FOR the painter Jackson Pollock, for the New York art community, and for American society as a whole, the 1940s were a decade of transition. At long last the Depression was over. Even in the midst of a world war there was time to think about new beginning in art as well as politics. The painting reproduced on this page was a pivotal work in Jackson Pollock's career. It is both figurative and abstract. The figurative elements look back to the 1930s, when figuration dominated American painting, while the abstract elements look forward to the period from 1947 to 1950, when Pollock did the so-called ``drip paintings'' that made him famous.

Ambiguous as they are, the most obviously figurative elements are the two guardians, at left and right, and the dog, at bottom. But the abstract calligraphy in the center includes what may well be suggestions of human or animal anatomy. In this respect Pollock's work had much in common with that of another New York artist, Arshile Gorky, and above all with that of Picasso, whom both Gorky and Pollock admired.

Pollock eventually became famous as America's leading abstract artist. He was either admired or despised for the paintings he made by pouring or dripping paint on a horizontal canvas. But he began his career as a conservative and even reactionary artist. During the early 1930s he studied with Thomas Hart Benton, who painted the American scene in a realistic style and spoke out against avant-garde art.

Later in the same decade Pollock came under the influence of the great Mexican muralists Diego Rivera, Jos'e Clemente Orozco, and David Alfaro Siqueiros. Their political views were to the left of Benton's, but they joined him in repudiating the artistic innovations of the 20th century.

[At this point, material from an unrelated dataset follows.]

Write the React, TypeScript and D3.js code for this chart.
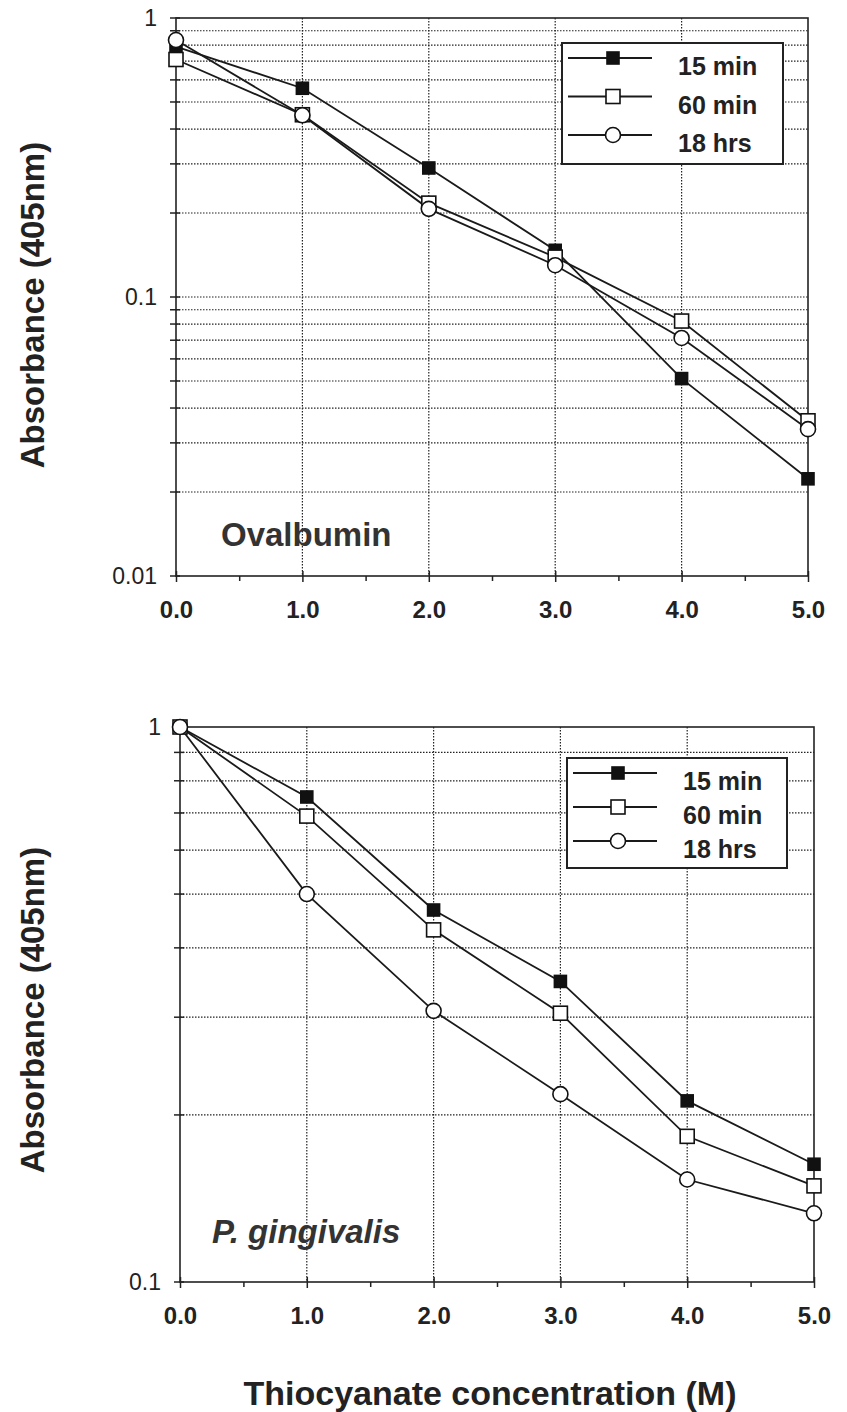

During the 1930s many of the most successful American artists were little more than illustrators. Not only did the Works Progress Administration build schools and post offices, but also it paid artists to decorate them. For the first and last time in the history of the United States, being an artist seemed to be a job like any other.

The occupation of Paris in 1940 and the flight of intellectuals from Europe to the US meant that New York became the cultural capital of the Western world. Responding to this new situation, a few ambitious Americans set out to show that America was mature enough to produce art for art's sake, as Europe had been doing for years.

Artists who later painted abstractly went through a period in which they were preoccupied with ancient myth and ritual. Their use of material from exotic or archaic sources was intended to put some distance between them and the everyday reality of America.

A statement by the painters Adolph Gottlieb and Mark Rothko, published in 1943, might have spoken equally well for Jackson Pollock: ``Since art is timeless, the significant rendition of a symbol, no matter how archaic, has as full validity today as the archaic symbol had then. Or is the one 3,000 years old truer?''

For artists who painted only what they saw in the streets, the '30s and '40s were a discouraging time. Jackson Pollock and his fellow pioneers tried to create a new kind of high art. Although their reference to ancient myths and primitive ritual owed something to the Surrealist movement, it was transformed by American optimism. In 1943 Pollock and his friends could hope that a purer and more spiritual art would reflect their yearning for a purer and more spiritual society.

``Guardians of the Secret'' is in the permanent collection of the San Francisco Museum of Modern Art, where it will be on view through August 1987.